Chinese and US flags flutter outside the building of an American company in Beijing, China, January 21, 2021. (Reuters photo)

The US Senate Commerce Committee plans to discuss a bipartisan technology measure to address competition with China amid ongoing tensions between the world’s two largest economies.

The committee is set to hold a hearing on April 14 on the bill, titled the “Endless Frontier Act,” which would advance US technology research and development efforts.

The bill, which was initially proposed in 2020 and cosponsored by Senate Democratic Leader Chuck Schumer and Republican Senator Todd Young, calls for $110 billion over a five-year period to bolster US technology efforts.

The hearing “will address potential actions to strengthen the US innovation ecosystem, including increasing National Science Foundation research funding; growing and diversifying the science, technology, engineering, and mathematics (STEM) pipeline; improving technology transfer; and investing in regional innovation centers,” said Senate Commerce committee chair Maria Cantwell in a statement on Wednesday.

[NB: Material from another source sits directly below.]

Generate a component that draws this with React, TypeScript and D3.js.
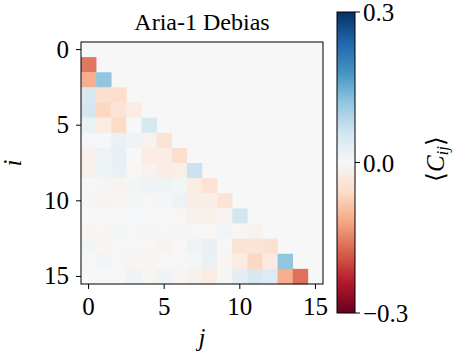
import { useEffect, useRef } from 'react';
import * as d3 from 'd3';

// Lower-triangular correlation values, row i holds j = 0..i-1
const rows: number[][] = [
  [],
  [-0.16],
  [-0.11, 0.12],
  [0.05, -0.05, -0.055],
  [0.055, -0.065, -0.04, -0.025],
  [0.02, -0.025, -0.06, 0.0, 0.05],
  [0.003, 0.003, 0.02, 0.012, -0.01, -0.04],
  [-0.015, 0.018, 0.025, 0.0, -0.025, -0.022, -0.05],
  [-0.014, 0.015, 0.02, -0.005, -0.01, -0.022, -0.018, 0.065],
  [0.002, -0.004, -0.008, 0.008, 0.014, 0.014, 0.008, -0.025, -0.045],
  [0.006, -0.008, -0.006, 0.005, 0.002, 0.006, 0.018, -0.02, -0.02, -0.04],
  [0.0, 0.0, 0.0, 0.004, 0.003, 0.0, -0.005, -0.014, -0.018, -0.008, 0.055],
  [-0.006, -0.002, 0.006, 0.002, -0.004, 0.002, 0.006, -0.002, -0.002, 0.01, -0.002, -0.01],
  [0.008, -0.006, 0.002, 0.002, -0.002, -0.008, -0.002, 0.012, 0.022, 0.002, -0.045, -0.042, -0.048],
  [-0.002, 0.01, 0.002, -0.006, -0.004, -0.002, 0.002, 0.006, 0.02, -0.006, -0.025, -0.065, -0.028, 0.12],
  [0.0, 0.0, 0.0, 0.015, -0.006, 0.015, -0.004, -0.014, -0.025, 0.005, 0.032, 0.05, 0.04, -0.11, -0.165],
];
const axisTicks = [0, 5, 10, 15];
const cbarTicks = [-0.3, 0.0, 0.3];
const title = 'Aria-1 Debias';
// matplotlib RdBu anchor colours, low -> high
const rdbu = ['#67001f', '#b2182b', '#d6604d', '#f4a582', '#fddbc7', '#f7f7f7',
  '#d1e5f0', '#92c5de', '#4393c3', '#2166ac', '#053061'];

export default function App() {
  const svgRef = useRef<SVGSVGElement>(null);

  useEffect(() => {
    if (!svgRef.current) return;
    const width = 457;
    const height = 360;
    const font = '"Liberation Serif", "Times New Roman", serif';
    const fs = 25;

    const svg = d3.select(svgRef.current);
    svg.selectAll('*').remove();
    svg.attr('width', width).attr('height', height);

    const n = rows.length;
    const plot = { x: 81, y: 42, w: 242, h: 242 };

    const color = d3.scaleLinear<string>()
      .domain(d3.range(rdbu.length).map(k => -0.3 + (0.6 * k) / (rdbu.length - 1)))
      .range(rdbu)
      .interpolate(d3.interpolateRgb)
      .clamp(true);

    const x = d3.scaleBand<number>().domain(d3.range(n)).range([plot.x, plot.x + plot.w]);
    const y = d3.scaleBand<number>().domain(d3.range(n)).range([plot.y, plot.y + plot.h]);

    // background (masked cells)
    svg.append('rect')
      .attr('x', plot.x).attr('y', plot.y)
      .attr('width', plot.w).attr('height', plot.h)
      .attr('fill', color(0));

    const cells = rows.flatMap((r, i) => r.map((v, j) => ({ i, j, v })));
    svg.append('g')
      .selectAll('rect')
      .data(cells)
      .enter()
      .append('rect')
      .attr('x', d => x(d.j)!)
      .attr('y', d => y(d.i)!)
      .attr('width', x.bandwidth() + 0.3)
      .attr('height', y.bandwidth() + 0.3)
      .attr('fill', d => color(d.v));

    // frame
    svg.append('rect')
      .attr('x', plot.x).attr('y', plot.y)
      .attr('width', plot.w).attr('height', plot.h)
      .attr('fill', 'none').attr('stroke', '#000').attr('stroke-width', 1);

    const half = x.bandwidth() / 2;

    // X axis
    const gx = svg.append('g');
    axisTicks.forEach(t => {
      const cx = x(t)! + half;
      gx.append('line').attr('x1', cx).attr('x2', cx)
        .attr('y1', plot.y + plot.h).attr('y2', plot.y + plot.h + 5)
        .attr('stroke', '#000');
      gx.append('text').attr('x', cx).attr('y', plot.y + plot.h + 31)
        .attr('text-anchor', 'middle').attr('font-family', font).attr('font-size', fs)
        .text(t);
    });

    // Y axis
    const gy = svg.append('g');
    axisTicks.forEach(t => {
      const cy = y(t)! + half;
      gy.append('line').attr('x1', plot.x - 5).attr('x2', plot.x)
        .attr('y1', cy).attr('y2', cy).attr('stroke', '#000');
      gy.append('text').attr('x', plot.x - 12).attr('y', cy + 8)
        .attr('text-anchor', 'end').attr('font-family', font).attr('font-size', fs)
        .text(t);
    });

    // axis labels
    svg.append('text').attr('x', plot.x + plot.w / 2).attr('y', 346)
      .attr('text-anchor', 'middle').attr('font-family', font).attr('font-size', fs)
      .attr('font-style', 'italic').text('j');
    svg.append('text')
      .attr('transform', `translate(21,${plot.y + plot.h / 2}) rotate(-90)`)
      .attr('text-anchor', 'middle').attr('font-family', font).attr('font-size', fs)
      .attr('font-style', 'italic').text('i');

    // title
    svg.append('text').attr('x', plot.x + plot.w / 2).attr('y', 30)
      .attr('text-anchor', 'middle').attr('font-family', font).attr('font-size', fs - 1)
      .text(title);

    // colorbar
    const cb = { x: 337, y: 12, w: 18, h: 301 };
    const cy = d3.scaleLinear().domain([-0.3, 0.3]).range([cb.y + cb.h, cb.y]);
    const defs = svg.append('defs');
    const grad = defs.append('linearGradient').attr('id', 'cbar')
      .attr('x1', 0).attr('y1', 1).attr('x2', 0).attr('y2', 0);
    rdbu.forEach((c, k) => {
      grad.append('stop').attr('offset', k / (rdbu.length - 1)).attr('stop-color', c);
    });
    svg.append('rect').attr('x', cb.x).attr('y', cb.y)
      .attr('width', cb.w).attr('height', cb.h)
      .attr('fill', 'url(#cbar)').attr('stroke', '#000').attr('stroke-width', 1);
    cbarTicks.forEach(t => {
      const ty = cy(t);
      svg.append('line').attr('x1', cb.x + cb.w).attr('x2', cb.x + cb.w + 5)
        .attr('y1', ty).attr('y2', ty).attr('stroke', '#000');
      svg.append('text').attr('x', cb.x + cb.w + 8).attr('y', ty + 9)
        .attr('font-family', font).attr('font-size', fs)
        .text(t < 0 ? '\u2212' + Math.abs(t).toFixed(1) : t.toFixed(1));
    });
    const lbl = svg.append('text')
      .attr('transform', `translate(444,159) rotate(-90)`)
      .attr('text-anchor', 'middle').attr('font-family', font).attr('font-size', fs);
    lbl.append('tspan').text('\u27E8');
    lbl.append('tspan').attr('font-style', 'italic').text('C');
    lbl.append('tspan').attr('font-style', 'italic').attr('font-size', 17).attr('dy', 4).text('ij');
    lbl.append('tspan').attr('dy', -4).text('\u27E9');
  }, []);

  return (
    <div style={{ position: 'absolute', left: 0, top: 0 }}>
      <svg ref={svgRef} style={{ display: 'block', background: '#fff' }} />
    </div>
  );
}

In March, Schumer said several committees would hold hearings and mark-ups on bipartisan legislation “designed to bolster American competitiveness and counter the growing economic threats we face across the globe, especially from the Chinese Communist Party.”

The top Democrat also seeks to push legislation on improving US semiconductor production and, according to congressional aides, both proposals could total $200 billion.

Kelvin Droegemeier, who headed the White House Office of Science and Technology Policy under former president Donald Trump, University of Notre Dame Provost Marie Lynn Miranda and others including educators from Mississippi State University and the MIT Office of Open Learning will attend the hearing.

Sources told Reuters the committee might hold a separate hearing later this month to discuss legislative language.

Meanwhile, the Senate Foreign Relations Committee is moving legislation to address global strategic competition with China.

The panel is hopeful that it can complete a draft of the measure this week in order to put it up to a vote in the committee as soon as next week.

The US relations with China grew increasingly tense under the Trump administration. Washington continually clashed with Beijing over trade, the South China Sea, Taiwan, Hong Kong, and the coronavirus pandemic.

Later, President Joe Biden also backed Trump’s tough approach, pledging that the US would continue to confront what he called China's "attack on human rights, intellectual property and global governance.” Beijing has rejected those charges.